= What you should do =
Set down only those lines that fall from the line containing "Output the Python" through the line containing "from matplotlib.lines import Line2D", unchanged and without pictures.

Data listing
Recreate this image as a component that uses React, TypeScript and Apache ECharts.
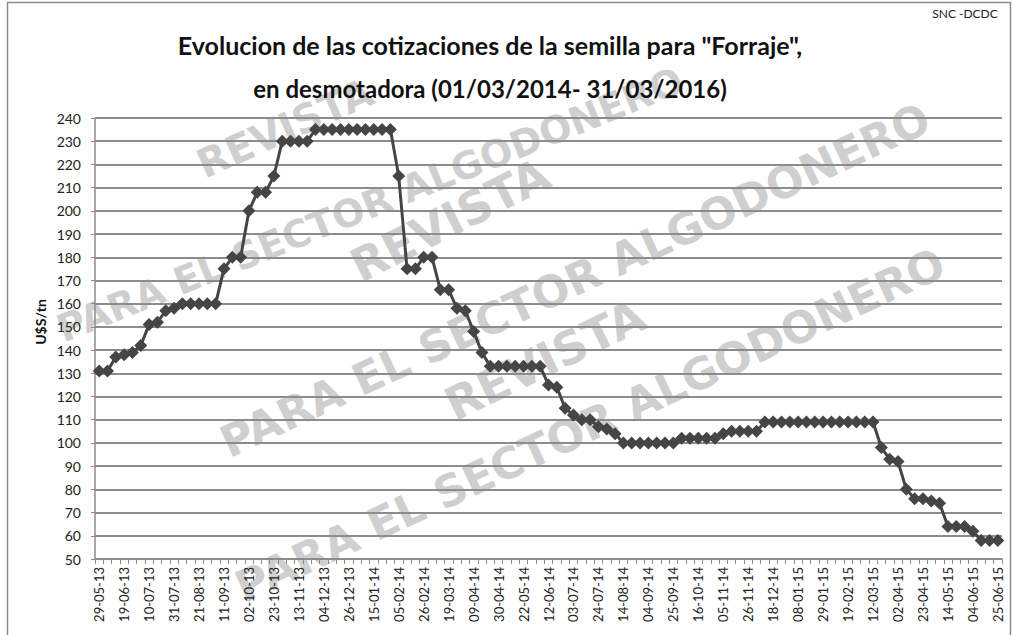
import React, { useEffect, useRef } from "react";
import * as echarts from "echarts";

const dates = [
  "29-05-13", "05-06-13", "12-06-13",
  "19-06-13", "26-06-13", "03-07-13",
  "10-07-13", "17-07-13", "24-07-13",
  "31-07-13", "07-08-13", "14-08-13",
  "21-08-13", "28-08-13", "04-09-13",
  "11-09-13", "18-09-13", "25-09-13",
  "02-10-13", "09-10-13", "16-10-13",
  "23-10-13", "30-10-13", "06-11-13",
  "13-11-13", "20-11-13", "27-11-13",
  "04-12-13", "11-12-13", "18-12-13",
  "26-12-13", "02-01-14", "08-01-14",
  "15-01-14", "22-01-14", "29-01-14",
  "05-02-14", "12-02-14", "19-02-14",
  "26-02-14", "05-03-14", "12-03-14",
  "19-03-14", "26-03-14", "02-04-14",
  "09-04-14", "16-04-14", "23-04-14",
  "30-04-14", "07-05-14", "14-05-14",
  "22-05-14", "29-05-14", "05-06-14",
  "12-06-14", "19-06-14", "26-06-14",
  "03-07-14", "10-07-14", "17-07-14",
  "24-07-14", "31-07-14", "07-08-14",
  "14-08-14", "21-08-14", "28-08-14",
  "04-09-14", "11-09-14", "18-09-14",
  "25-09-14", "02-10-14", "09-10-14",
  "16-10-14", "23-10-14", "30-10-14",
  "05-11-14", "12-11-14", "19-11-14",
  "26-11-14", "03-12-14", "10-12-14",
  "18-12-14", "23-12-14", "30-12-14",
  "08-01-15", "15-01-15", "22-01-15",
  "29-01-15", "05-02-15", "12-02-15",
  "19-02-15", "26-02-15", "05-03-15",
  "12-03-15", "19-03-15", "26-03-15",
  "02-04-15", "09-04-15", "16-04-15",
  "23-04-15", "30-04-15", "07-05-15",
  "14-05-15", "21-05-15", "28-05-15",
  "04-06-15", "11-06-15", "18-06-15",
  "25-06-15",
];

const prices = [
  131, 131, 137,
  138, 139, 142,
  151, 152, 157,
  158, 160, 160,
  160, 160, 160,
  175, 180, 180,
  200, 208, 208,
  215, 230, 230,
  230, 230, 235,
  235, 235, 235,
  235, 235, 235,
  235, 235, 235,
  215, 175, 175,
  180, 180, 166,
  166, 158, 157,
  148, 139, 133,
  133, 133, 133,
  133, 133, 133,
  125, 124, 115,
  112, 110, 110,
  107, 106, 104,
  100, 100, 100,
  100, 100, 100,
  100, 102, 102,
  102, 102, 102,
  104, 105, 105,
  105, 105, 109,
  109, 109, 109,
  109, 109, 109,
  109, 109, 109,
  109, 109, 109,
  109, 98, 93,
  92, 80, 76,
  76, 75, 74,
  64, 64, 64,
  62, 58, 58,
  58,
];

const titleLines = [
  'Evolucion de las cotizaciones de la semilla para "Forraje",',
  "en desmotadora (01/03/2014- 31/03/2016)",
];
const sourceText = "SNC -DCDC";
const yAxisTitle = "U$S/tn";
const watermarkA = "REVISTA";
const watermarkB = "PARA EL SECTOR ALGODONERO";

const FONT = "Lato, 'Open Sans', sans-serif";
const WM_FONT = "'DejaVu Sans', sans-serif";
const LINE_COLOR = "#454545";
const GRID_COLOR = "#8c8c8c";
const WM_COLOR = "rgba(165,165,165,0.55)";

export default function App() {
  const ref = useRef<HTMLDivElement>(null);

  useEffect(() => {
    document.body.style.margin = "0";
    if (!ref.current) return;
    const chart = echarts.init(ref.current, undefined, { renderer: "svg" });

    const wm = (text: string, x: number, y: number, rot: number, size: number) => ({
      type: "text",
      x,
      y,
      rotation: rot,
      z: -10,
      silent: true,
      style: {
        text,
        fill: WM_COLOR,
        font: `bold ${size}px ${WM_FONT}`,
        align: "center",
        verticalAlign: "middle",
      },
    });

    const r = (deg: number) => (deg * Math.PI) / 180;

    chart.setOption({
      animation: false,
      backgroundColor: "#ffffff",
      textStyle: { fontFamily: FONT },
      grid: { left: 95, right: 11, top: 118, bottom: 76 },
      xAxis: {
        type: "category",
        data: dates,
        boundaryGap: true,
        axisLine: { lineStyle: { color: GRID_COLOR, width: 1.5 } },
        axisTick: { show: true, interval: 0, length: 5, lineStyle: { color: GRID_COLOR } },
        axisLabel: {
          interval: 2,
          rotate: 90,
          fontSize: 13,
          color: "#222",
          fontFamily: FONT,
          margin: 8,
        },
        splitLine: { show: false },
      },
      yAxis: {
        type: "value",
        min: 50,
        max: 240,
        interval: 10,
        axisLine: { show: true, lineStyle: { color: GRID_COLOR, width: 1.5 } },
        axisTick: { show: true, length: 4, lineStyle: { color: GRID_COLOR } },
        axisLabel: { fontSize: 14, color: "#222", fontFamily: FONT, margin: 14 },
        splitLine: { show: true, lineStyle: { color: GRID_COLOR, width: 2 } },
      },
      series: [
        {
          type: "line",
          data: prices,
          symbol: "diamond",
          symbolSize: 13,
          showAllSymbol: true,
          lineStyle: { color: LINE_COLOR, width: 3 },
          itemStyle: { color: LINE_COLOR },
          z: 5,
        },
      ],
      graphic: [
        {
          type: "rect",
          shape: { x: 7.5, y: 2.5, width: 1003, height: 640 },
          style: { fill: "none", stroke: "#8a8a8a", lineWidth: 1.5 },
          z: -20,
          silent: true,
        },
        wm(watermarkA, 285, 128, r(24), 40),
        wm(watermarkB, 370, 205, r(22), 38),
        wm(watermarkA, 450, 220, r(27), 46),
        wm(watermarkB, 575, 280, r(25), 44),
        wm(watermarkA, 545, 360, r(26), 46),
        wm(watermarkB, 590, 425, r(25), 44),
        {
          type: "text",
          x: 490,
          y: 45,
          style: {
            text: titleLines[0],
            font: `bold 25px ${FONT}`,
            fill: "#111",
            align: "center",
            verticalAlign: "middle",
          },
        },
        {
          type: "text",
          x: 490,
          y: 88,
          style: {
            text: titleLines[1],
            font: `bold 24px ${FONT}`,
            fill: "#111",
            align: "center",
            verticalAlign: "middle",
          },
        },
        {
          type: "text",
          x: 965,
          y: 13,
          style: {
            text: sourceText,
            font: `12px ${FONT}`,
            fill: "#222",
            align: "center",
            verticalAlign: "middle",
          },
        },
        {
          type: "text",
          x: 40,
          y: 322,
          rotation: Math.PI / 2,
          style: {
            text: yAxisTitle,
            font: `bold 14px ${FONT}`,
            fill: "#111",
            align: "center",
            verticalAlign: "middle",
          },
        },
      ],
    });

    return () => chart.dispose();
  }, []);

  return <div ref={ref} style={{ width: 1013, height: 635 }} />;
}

---

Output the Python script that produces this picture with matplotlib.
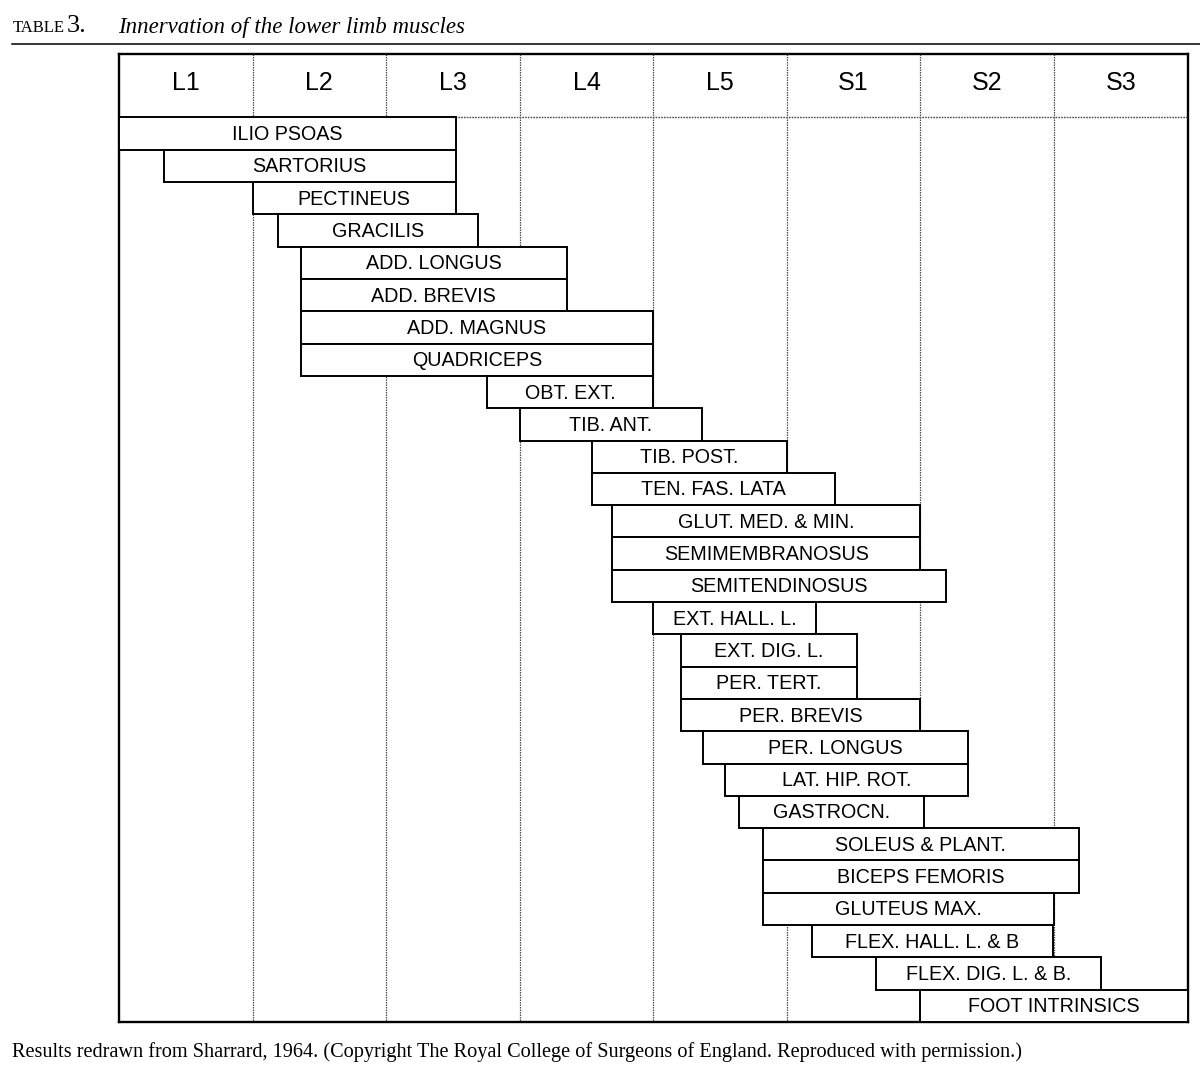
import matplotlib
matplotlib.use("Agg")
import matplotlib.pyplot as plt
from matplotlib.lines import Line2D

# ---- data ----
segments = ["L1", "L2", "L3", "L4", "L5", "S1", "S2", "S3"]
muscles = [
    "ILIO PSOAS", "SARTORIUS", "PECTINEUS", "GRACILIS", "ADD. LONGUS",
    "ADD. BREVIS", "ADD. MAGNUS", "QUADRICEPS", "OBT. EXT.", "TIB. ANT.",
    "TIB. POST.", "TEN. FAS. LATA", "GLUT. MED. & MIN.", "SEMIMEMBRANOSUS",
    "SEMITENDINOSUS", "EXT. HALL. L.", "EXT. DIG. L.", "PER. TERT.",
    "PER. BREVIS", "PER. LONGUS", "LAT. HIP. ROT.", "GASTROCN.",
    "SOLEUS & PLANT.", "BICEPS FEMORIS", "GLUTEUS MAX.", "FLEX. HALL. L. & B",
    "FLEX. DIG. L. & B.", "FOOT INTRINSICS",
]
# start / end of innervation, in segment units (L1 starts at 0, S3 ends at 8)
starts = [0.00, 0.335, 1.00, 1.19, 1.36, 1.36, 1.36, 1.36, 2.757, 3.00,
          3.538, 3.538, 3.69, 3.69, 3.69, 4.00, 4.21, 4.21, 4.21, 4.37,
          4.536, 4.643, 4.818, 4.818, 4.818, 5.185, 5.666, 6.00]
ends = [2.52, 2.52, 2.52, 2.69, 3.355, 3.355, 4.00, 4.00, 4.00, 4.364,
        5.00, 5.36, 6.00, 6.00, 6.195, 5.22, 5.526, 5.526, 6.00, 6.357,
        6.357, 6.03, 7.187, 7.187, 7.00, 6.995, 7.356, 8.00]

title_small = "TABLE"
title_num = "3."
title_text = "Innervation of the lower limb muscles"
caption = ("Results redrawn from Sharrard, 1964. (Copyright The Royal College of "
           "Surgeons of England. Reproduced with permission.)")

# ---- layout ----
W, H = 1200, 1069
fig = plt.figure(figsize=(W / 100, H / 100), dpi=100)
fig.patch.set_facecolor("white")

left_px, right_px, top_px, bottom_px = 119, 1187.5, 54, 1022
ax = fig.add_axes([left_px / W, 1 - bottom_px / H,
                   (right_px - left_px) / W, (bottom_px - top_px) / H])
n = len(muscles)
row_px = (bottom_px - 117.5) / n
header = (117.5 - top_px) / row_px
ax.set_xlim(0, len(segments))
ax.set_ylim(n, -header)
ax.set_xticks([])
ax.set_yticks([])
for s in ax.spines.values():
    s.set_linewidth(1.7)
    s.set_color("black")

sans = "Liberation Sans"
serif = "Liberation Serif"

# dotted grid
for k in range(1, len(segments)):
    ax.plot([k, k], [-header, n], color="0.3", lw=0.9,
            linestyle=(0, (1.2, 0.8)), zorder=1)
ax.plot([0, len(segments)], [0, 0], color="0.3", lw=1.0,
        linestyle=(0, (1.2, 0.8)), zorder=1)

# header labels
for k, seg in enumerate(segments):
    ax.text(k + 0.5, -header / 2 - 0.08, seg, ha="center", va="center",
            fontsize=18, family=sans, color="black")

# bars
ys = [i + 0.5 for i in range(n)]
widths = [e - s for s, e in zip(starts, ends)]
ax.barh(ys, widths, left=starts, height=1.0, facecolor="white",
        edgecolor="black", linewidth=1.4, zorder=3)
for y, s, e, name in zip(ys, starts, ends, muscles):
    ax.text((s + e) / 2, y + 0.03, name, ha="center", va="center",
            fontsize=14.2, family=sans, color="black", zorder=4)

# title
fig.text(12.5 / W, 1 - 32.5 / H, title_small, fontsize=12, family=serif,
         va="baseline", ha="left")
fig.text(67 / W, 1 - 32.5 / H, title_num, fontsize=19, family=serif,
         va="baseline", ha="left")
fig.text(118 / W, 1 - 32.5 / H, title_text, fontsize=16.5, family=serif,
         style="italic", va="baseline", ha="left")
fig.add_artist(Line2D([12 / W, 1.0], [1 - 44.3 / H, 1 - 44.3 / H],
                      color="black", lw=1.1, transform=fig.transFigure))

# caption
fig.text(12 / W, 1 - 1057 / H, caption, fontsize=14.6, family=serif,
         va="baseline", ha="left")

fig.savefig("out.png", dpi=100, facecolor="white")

= Output below =
Output the Python script that produces this picture with matplotlib.
import matplotlib
matplotlib.use("Agg")
import matplotlib.pyplot as plt
from matplotlib.lines import Line2D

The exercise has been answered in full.